WHAT IS ASKED :: Begin with the line holding "Convert this chart", end with the line holding "Chart.register(...registerables);", and repeat every line in between exactly, without pictures.

DATASET RECORDS ::
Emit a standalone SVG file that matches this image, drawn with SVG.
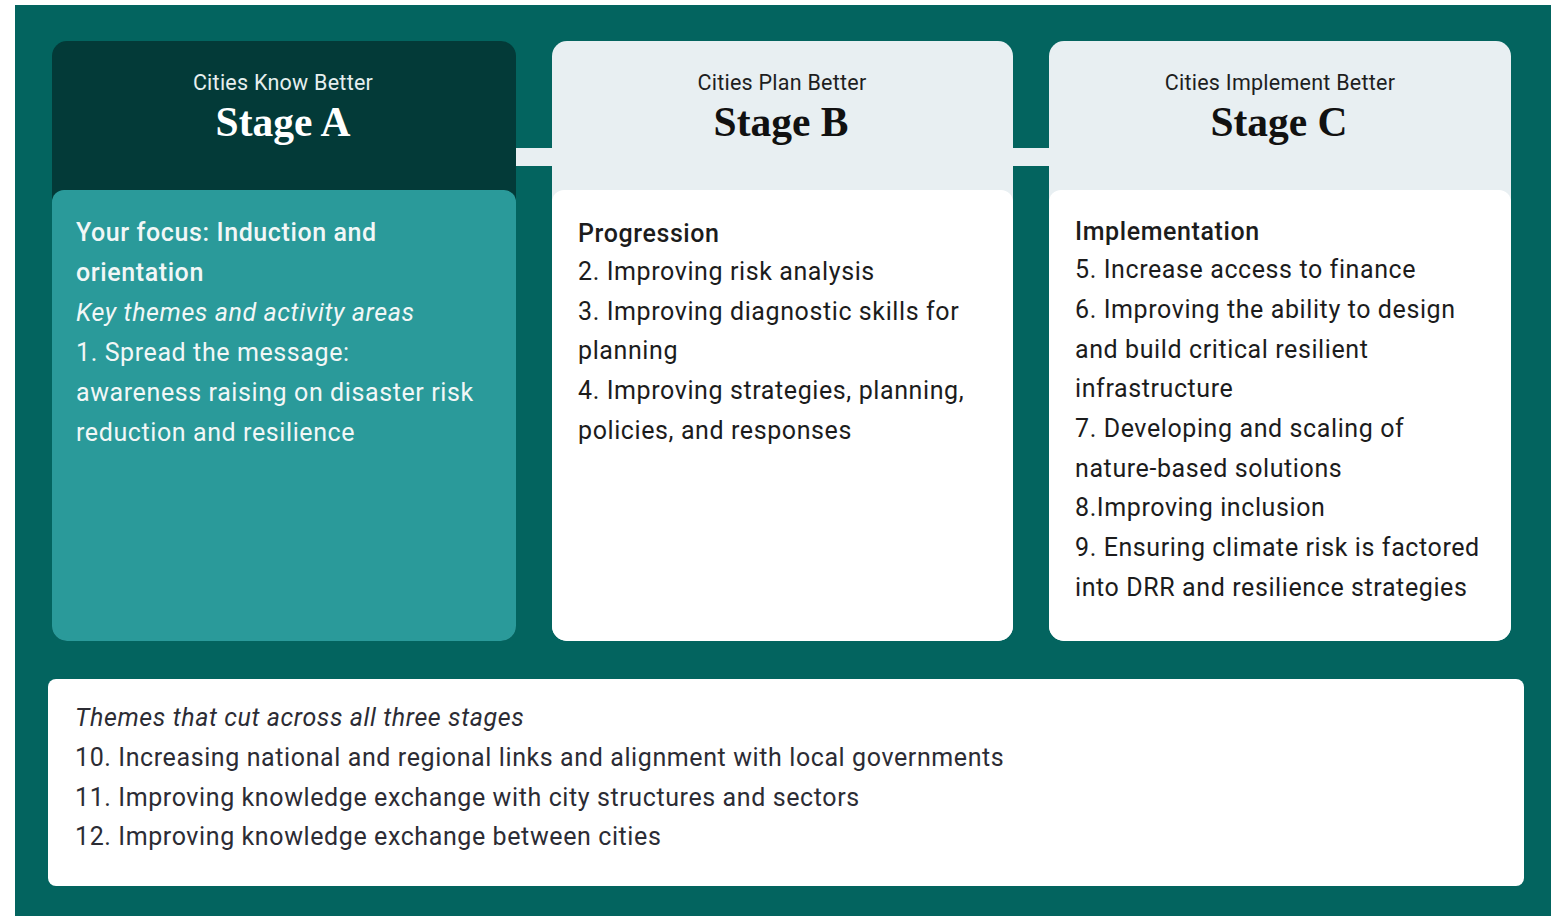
<svg xmlns="http://www.w3.org/2000/svg" width="1551" height="916" viewBox="0 0 1551 916">
<style>
.sub{font-family:Roboto,"Liberation Sans",sans-serif;font-size:21.5px;letter-spacing:0.25px;text-anchor:middle}
.ttl{font-family:"Liberation Serif","DejaVu Serif",serif;font-weight:bold;font-size:41.5px;text-anchor:middle}
.b{font-family:Roboto,"Liberation Sans",sans-serif;font-size:25px;letter-spacing:0.6px}
.hd{font-weight:500}
.it{font-style:italic}
.dk{fill:#1c1c1c}
.lt{fill:#f2f7f7}
.bt{fill:#2c2c34}
</style>
<rect x="0" y="0" width="1551" height="916" fill="#ffffff"/>
<rect x="15" y="5" width="1536" height="911" fill="#03645f"/>
<g id="connectors">
<rect x="510" y="148" width="48" height="18" fill="#e8eff2"/>
<rect x="1007" y="148" width="48" height="18" fill="#e8eff2"/>
</g>
<g id="stageA">
<rect x="52" y="41" width="464" height="600" rx="15" fill="#033a38"/>
<path d="M52 202 a12 12 0 0 1 12 -12 h440 a12 12 0 0 1 12 12 v424 a15 15 0 0 1 -15 15 h-434 a15 15 0 0 1 -15 -15 z" fill="#2a9a9a"/>
<text class="sub" x="283" y="90" fill="#e6efef">Cities Know Better</text>
<text class="ttl" x="283" y="136" fill="#ffffff">Stage A</text>
<text class="b lt hd" x="76" y="241">Your focus: Induction and</text>
<text class="b lt hd" x="76" y="281">orientation</text>
<text class="b lt it" x="76" y="321">Key themes and activity areas</text>
<text class="b lt" x="76" y="361">1. Spread the message:</text>
<text class="b lt" x="76" y="401">awareness raising on disaster risk</text>
<text class="b lt" x="76" y="441">reduction and resilience</text>
</g>
<g id="stageB">
<rect x="552" y="41" width="461" height="600" rx="15" fill="#e8eff2"/>
<path d="M552 202 a12 12 0 0 1 12 -12 h437 a12 12 0 0 1 12 12 v424 a15 15 0 0 1 -15 15 h-431 a15 15 0 0 1 -15 -15 z" fill="#ffffff"/>
<text class="sub" x="782" y="90" fill="#1e1e1e">Cities Plan Better</text>
<text class="ttl" x="781" y="136" fill="#111111">Stage B</text>
<text class="b dk hd" x="578" y="242">Progression</text>
<text class="b dk" x="578" y="280">2. Improving risk analysis</text>
<text class="b dk" x="578" y="320">3. Improving diagnostic skills for</text>
<text class="b dk" x="578" y="359">planning</text>
<text class="b dk" x="578" y="399">4. Improving strategies, planning,</text>
<text class="b dk" x="578" y="439">policies, and responses</text>
</g>
<g id="stageC">
<rect x="1049" y="41" width="462" height="600" rx="15" fill="#e8eff2"/>
<path d="M1049 202 a12 12 0 0 1 12 -12 h438 a12 12 0 0 1 12 12 v424 a15 15 0 0 1 -15 15 h-432 a15 15 0 0 1 -15 -15 z" fill="#ffffff"/>
<text class="sub" x="1280" y="90" fill="#1e1e1e">Cities Implement Better</text>
<text class="ttl" x="1279" y="136" fill="#111111">Stage C</text>
<text class="b dk hd" x="1075" y="240">Implementation</text>
<text class="b dk" x="1075" y="278">5. Increase access to finance</text>
<text class="b dk" x="1075" y="318">6. Improving the ability to design</text>
<text class="b dk" x="1075" y="358">and build critical resilient</text>
<text class="b dk" x="1075" y="397">infrastructure</text>
<text class="b dk" x="1075" y="437">7. Developing and scaling of</text>
<text class="b dk" x="1075" y="477">nature-based solutions</text>
<text class="b dk" x="1075" y="516">8.Improving inclusion</text>
<text class="b dk" x="1075" y="556">9. Ensuring climate risk is factored</text>
<text class="b dk" x="1075" y="596">into DRR and resilience strategies</text>
</g>
<g id="crosscutting">
<rect x="48" y="679" width="1476" height="207" rx="8" fill="#ffffff"/>
<text class="b bt it" x="75" y="726">Themes that cut across all three stages</text>
<text class="b bt" x="75" y="766">10. Increasing national and regional links and alignment with local governments</text>
<text class="b bt" x="75" y="806">11. Improving knowledge exchange with city structures and sectors</text>
<text class="b bt" x="75" y="845">12. Improving knowledge exchange between cities</text>
</g>
</svg>
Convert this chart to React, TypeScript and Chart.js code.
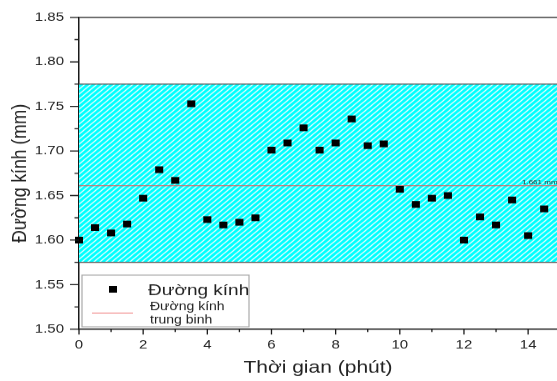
import React, { useEffect, useRef } from 'react';
import { Chart, registerables } from 'chart.js';

Chart.register(...registerables);

// ---- data ----
const timeMinutes = [0, 0.5, 1, 1.5, 2, 2.5, 3, 3.5, 4, 4.5, 5, 5.5, 6, 6.5, 7, 7.5, 8, 8.5, 9, 9.5, 10, 10.5, 11, 11.5, 12, 12.5, 13, 13.5, 14, 14.5];
const diameters = [1.600, 1.614, 1.608, 1.618, 1.647, 1.679, 1.667, 1.753, 1.623, 1.617, 1.620, 1.625, 1.701, 1.709, 1.726, 1.701, 1.709, 1.736, 1.706, 1.708, 1.657, 1.640, 1.647, 1.650, 1.600, 1.626, 1.617, 1.645, 1.605, 1.635];
const meanDiameter = 1.661;
const bandUpper = 1.775;
const bandLower = 1.575;
const xTickValues = [0, 2, 4, 6, 8, 10, 12, 14];
const yTickValues = [1.50, 1.55, 1.60, 1.65, 1.70, 1.75, 1.80, 1.85];
const xMin = 0;
const xMax = 14.9;
const yMin = 1.5;
const yMax = 1.85;
const xAxisTitle = 'Thời gian (phút)';
const yAxisTitle = 'Đường kính (mm)';
const seriesLabel = 'Đường kính';
const meanLegendLines = ['Đường kính', 'trung binh'];
const meanValueLabel = '1.661 mm';

const FAMILY = '"Liberation Sans", Arial, Helvetica, sans-serif';
const W = 557;
const H = 457; // internal height, squashed to 381 by CSS

function makePattern(ctx: CanvasRenderingContext2D) {
  const c = document.createElement('canvas');
  c.width = 6;
  c.height = 6;
  const p = c.getContext('2d')!;
  p.fillStyle = '#00FFFF';
  p.fillRect(0, 0, 6, 6);
  p.strokeStyle = 'rgba(255,255,255,0.85)';
  p.lineWidth = 1.3;
  p.beginPath();
  p.moveTo(-1, 7); p.lineTo(7, -1);
  p.moveTo(-4, 4); p.lineTo(4, -4);
  p.moveTo(2, 10); p.lineTo(10, 2);
  p.stroke();
  return ctx.createPattern(c, 'repeat');
}

const decorPlugin = {
  id: 'decor',
  beforeDatasetsDraw(chart: any) {
    const { ctx, chartArea, scales } = chart;
    const y = scales.y;
    const top = y.getPixelForValue(bandUpper);
    const bot = y.getPixelForValue(bandLower);
    ctx.save();
    const pat = makePattern(ctx);
    ctx.fillStyle = pat || '#00FFFF';
    ctx.fillRect(chartArea.left, top, chartArea.right - chartArea.left, bot - top);
    ctx.strokeStyle = '#555';
    ctx.lineWidth = 1.2;
    ctx.beginPath();
    ctx.moveTo(chartArea.left, top); ctx.lineTo(chartArea.right, top);
    ctx.moveTo(chartArea.left, bot); ctx.lineTo(chartArea.right, bot);
    ctx.stroke();
    ctx.restore();
  },
  afterDraw(chart: any) {
    const { ctx, chartArea, scales } = chart;
    const xs = scales.x;
    const ys = scales.y;
    ctx.save();
    // top frame line
    ctx.strokeStyle = '#444';
    ctx.lineWidth = 1.6;
    ctx.beginPath();
    ctx.moveTo(chartArea.left, chartArea.top);
    ctx.lineTo(chartArea.right, chartArea.top);
    ctx.stroke();
    // ticks
    ctx.strokeStyle = '#1a1a1a';
    ctx.lineWidth = 1.3;
    ctx.beginPath();
    yTickValues.forEach((v, i) => {
      const py = ys.getPixelForValue(v);
      ctx.moveTo(chartArea.left, py); ctx.lineTo(chartArea.left - 9, py);
      if (i < yTickValues.length - 1) {
        const m = (v + yTickValues[i + 1]) / 2;
        const pm = ys.getPixelForValue(m);
        ctx.moveTo(chartArea.left, pm); ctx.lineTo(chartArea.left - 4.5, pm);
      }
    });
    xTickValues.forEach((v, i) => {
      const px = xs.getPixelForValue(v);
      ctx.moveTo(px, chartArea.bottom); ctx.lineTo(px, chartArea.bottom + 6.5);
      const m = i < xTickValues.length - 1 ? (v + xTickValues[i + 1]) / 2 : v + (v - xTickValues[i - 1]) / 2;
      if (m <= xMax) {
        const pm = xs.getPixelForValue(m);
        ctx.moveTo(pm, chartArea.bottom); ctx.lineTo(pm, chartArea.bottom + 3.5);
      }
    });
    ctx.stroke();

    // mean value label
    const my = ys.getPixelForValue(meanDiameter);
    ctx.fillStyle = '#333';
    ctx.font = `8px ${FAMILY}`;
    ctx.textAlign = 'left';
    ctx.textBaseline = 'alphabetic';
    ctx.fillText(meanValueLabel, 522, my - 2);

    // legend box
    const bx = 82, by = 330, bw = 167, bh = 62;
    ctx.fillStyle = '#fff';
    ctx.fillRect(bx, by, bw, bh);
    ctx.strokeStyle = '#aaa';
    ctx.lineWidth = 1.2;
    ctx.strokeRect(bx, by, bw, bh);
    ctx.fillStyle = '#000';
    ctx.fillRect(113 - 4, 347 - 4, 8, 8);
    ctx.fillStyle = '#222';
    ctx.font = `19px ${FAMILY}`;
    ctx.textBaseline = 'middle';
    ctx.fillText(seriesLabel, 148, 349);
    ctx.strokeStyle = '#f08080';
    ctx.lineWidth = 1.2;
    ctx.beginPath();
    ctx.moveTo(92, 375.5); ctx.lineTo(133, 375.5);
    ctx.stroke();
    ctx.font = `14px ${FAMILY}`;
    ctx.fillText(meanLegendLines[0], 150, 368);
    ctx.fillText(meanLegendLines[1], 150, 384);
    ctx.restore();
  },
};

export default function App() {
  const ref = useRef<HTMLCanvasElement>(null);
  useEffect(() => {
    if (!ref.current) return;
    const chart = new Chart(ref.current, {
      type: 'scatter',
      data: {
        datasets: [
          {
            type: 'line',
            label: 'mean',
            data: [{ x: xMin, y: meanDiameter }, { x: xMax, y: meanDiameter }],
            borderColor: '#e05a5a',
            borderWidth: 1,
            pointRadius: 0,
            order: 2,
          } as any,
          {
            type: 'scatter',
            label: seriesLabel,
            data: timeMinutes.map((x, i) => ({ x, y: diameters[i] })),
            pointStyle: 'rect',
            pointRadius: 5.7,
            backgroundColor: '#000',
            borderColor: '#000',
            borderWidth: 0,
            clip: false,
            order: 1,
          } as any,
        ],
      },
      options: {
        responsive: false,
        animation: false,
        devicePixelRatio: 1,
        layout: { autoPadding: false, padding: { top: 20.8, right: 0, left: 0, bottom: 0 } },
        plugins: { legend: { display: false }, tooltip: { enabled: false } },
        scales: {
          x: {
            type: 'linear',
            position: 'bottom',
            min: xMin,
            max: xMax,
            grid: { display: false, drawTicks: false },
            border: { display: true, color: '#1a1a1a', width: 1.5 },
            ticks: {
              padding: 10,
              color: '#222',
              font: { family: FAMILY, size: 15 },
              maxRotation: 0,
              autoSkip: false,
              callback: (v: any) => String(v),
            },
            afterBuildTicks: (s: any) => { s.ticks = xTickValues.map((v) => ({ value: v })); },
            afterFit: (s: any) => { s.height = 62.2; s.paddingLeft = 0; s.paddingRight = 0; },
            title: {
              display: true,
              text: xAxisTitle,
              color: '#222',
              font: { family: FAMILY, size: 21 },
              padding: { top: 0, bottom: 3 },
            },
          },
          y: {
            type: 'linear',
            min: yMin,
            max: yMax,
            grid: { display: false, drawTicks: false },
            border: { display: true, color: '#1a1a1a', width: 1.5 },
            ticks: {
              padding: 15,
              color: '#222',
              font: { family: FAMILY, size: 15 },
              autoSkip: false,
              callback: (v: any) => Number(v).toFixed(2),
            },
            afterBuildTicks: (s: any) => { s.ticks = yTickValues.map((v) => ({ value: v })); },
            afterFit: (s: any) => { s.width = 79; s.paddingTop = 0; s.paddingBottom = 0; },
            title: {
              display: true,
              text: yAxisTitle,
              color: '#222',
              font: { family: FAMILY, size: 21 },
              padding: { top: 7.4, bottom: 0 },
            },
          },
        },
      } as any,
      plugins: [decorPlugin],
    });
    return () => chart.destroy();
  }, []);
  return (
    <div style={{ position: 'fixed', left: 0, top: 0, width: W, height: 381, overflow: 'hidden', background: '#fff' }}>
      <canvas ref={ref} width={W} height={H} style={{ width: `${W}px`, height: '381px', display: 'block' }} />
    </div>
  );
}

ANSWER TO THE PROBLEM ::
Convert this chart to React, TypeScript and Chart.js code.
import React, { useEffect, useRef } from 'react';
import { Chart, registerables } from 'chart.js';

Chart.register(...registerables);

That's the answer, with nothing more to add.